Litoral

Una fraternidad

por Justo Navarro

Litoral nº 257, 1º semestre 2014

El paraíso es un árbol: en la Divina Comedia es «el árbol que vive de la cima». La imagen pertenece a la tradición de la mística: el paraíso es un árbol, los bienaventurados viven en sus ramas, que no se alimentan de las raíces, sino de la copa, de la cima, que es Dios. El árbol feliz da siempre nuevos frutos sin perder nunca la fronda. El paraíso de Robin Hood no era un árbol: era un bosque entero.

Un árbol es el paraíso y otro árbol expulsa del paraíso. Cuenta otro libro que en el Edén estuvo el árbol del conocimiento del bien y del mal: el día que comieran de su fruto, los humanos morirían. Siguen comiendo aún, siguen muriendo. En busca del árbol prohibido van los niños que en las historias de hadas se pierden en el bosque, donde habitan la serpiente y el dragón, el lobo y la bruja. La existencia de un solo baobab pondría en peligro el asteroide de El principito. Los árboles esconden enemigos, pero también regalos, y no únicamente manzanas de oro: un pino sirve de bastón al cíclope en la fábula de Polifemo y Galatea, y dentro de una encina vive el panal del que coge la miel Acis para conquistar a la ninfa. Dormida a la sombra de un laurel espera Galatea el arpón de Cupido.

Amenaza, refugio o promesa, los árboles reciben del ser humano, sea Caín o Abel, una mirada de fraternidad. Antonio Machado tomaba nota en sus cuadernos del ansia arboricida de los españoles, amigos de maltratar, mutilar, cortar, quemar y destruir árboles con todos los medios a su alcance. En un poema que mucha gente se sabe de memoria, Machado se identifica con un árbol: «Al olmo viejo, hendido por el rayo / y en su mitad podrido, / con las lluvias de abril y el sol de mayo, / algunas hojas verdes le han salido».

Encarnamos en los árboles nuestros sentimientos. «Dichoso el árbol que es apenas sensitivo...», exclamaba en «Lo fatal» Rubén Darío, temeroso del futuro sin futuro, consciente y temeroso de morir y no ser.
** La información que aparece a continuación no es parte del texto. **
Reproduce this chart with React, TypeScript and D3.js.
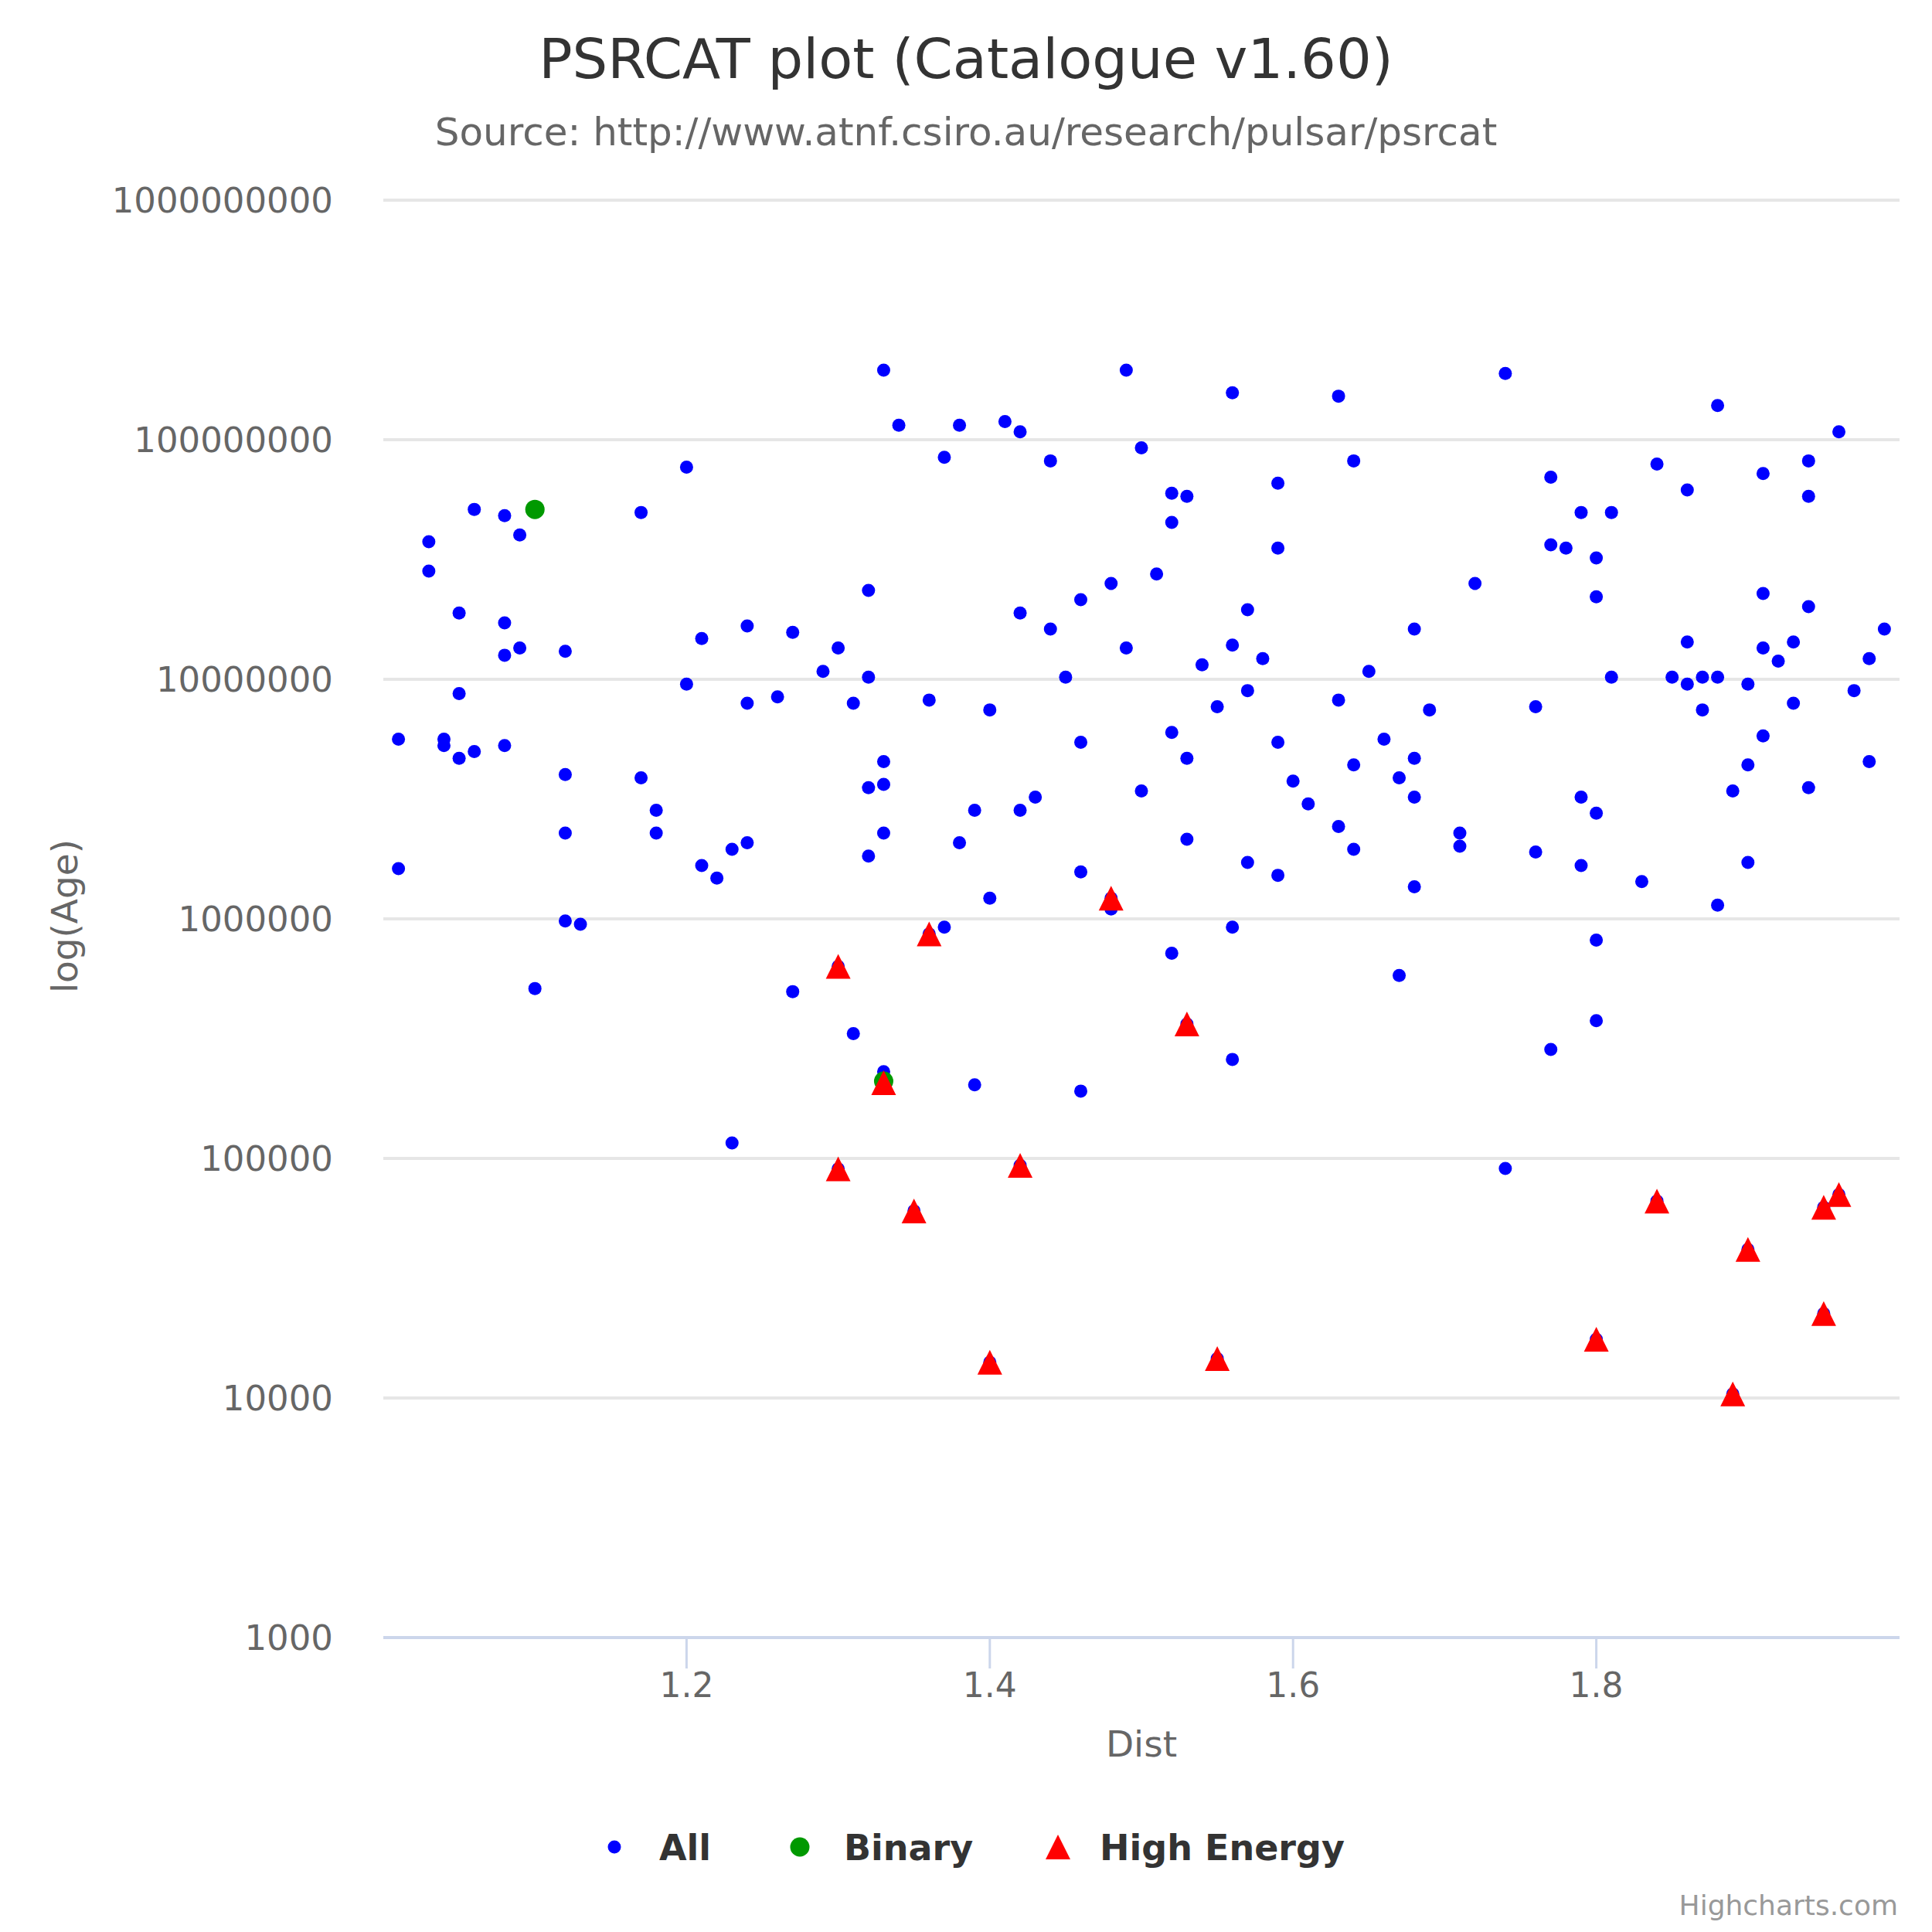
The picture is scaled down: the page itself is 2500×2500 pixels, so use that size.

Esa aspiración a la vida arbórea, por decirlo así, o a una sensibilidad sin dolor, quizá sea lo que transforma a Dafne en laurel para salvarla de los amores de Apolo. Ovidio lo contaba en sus Metamorfosis: Febo persigue a Dafne, que ve aumentar su belleza a cada paso que huye (o la ve aumentar el perseguidor, que más desea a la ninfa cuanto más se le escapa). Acorralada por fin, sin salida, Dafne pide a su padre que mude su figura. Y entonces los brazos se le vuelven ramas, hojas el pelo, raíces los pies, mientras el organismo se cubre de corteza. Garcilaso imaginó al amante frustrado regando con lágrimas el árbol nuevo, acrecentando así, cuanto más lloraba, la causa de su dolor. Es verdad, diría un psicólogo: cuanto más cultivamos nuestra tristeza, más crece.  

Kafka nos vio semejantes a árboles en la nieve. Parece que, posados en la superficie, un empujón nos movería, pero es imposible: estamos unidos firmemente a la tierra. No, avisa Kafka en la última línea: «También esto es pura apariencia».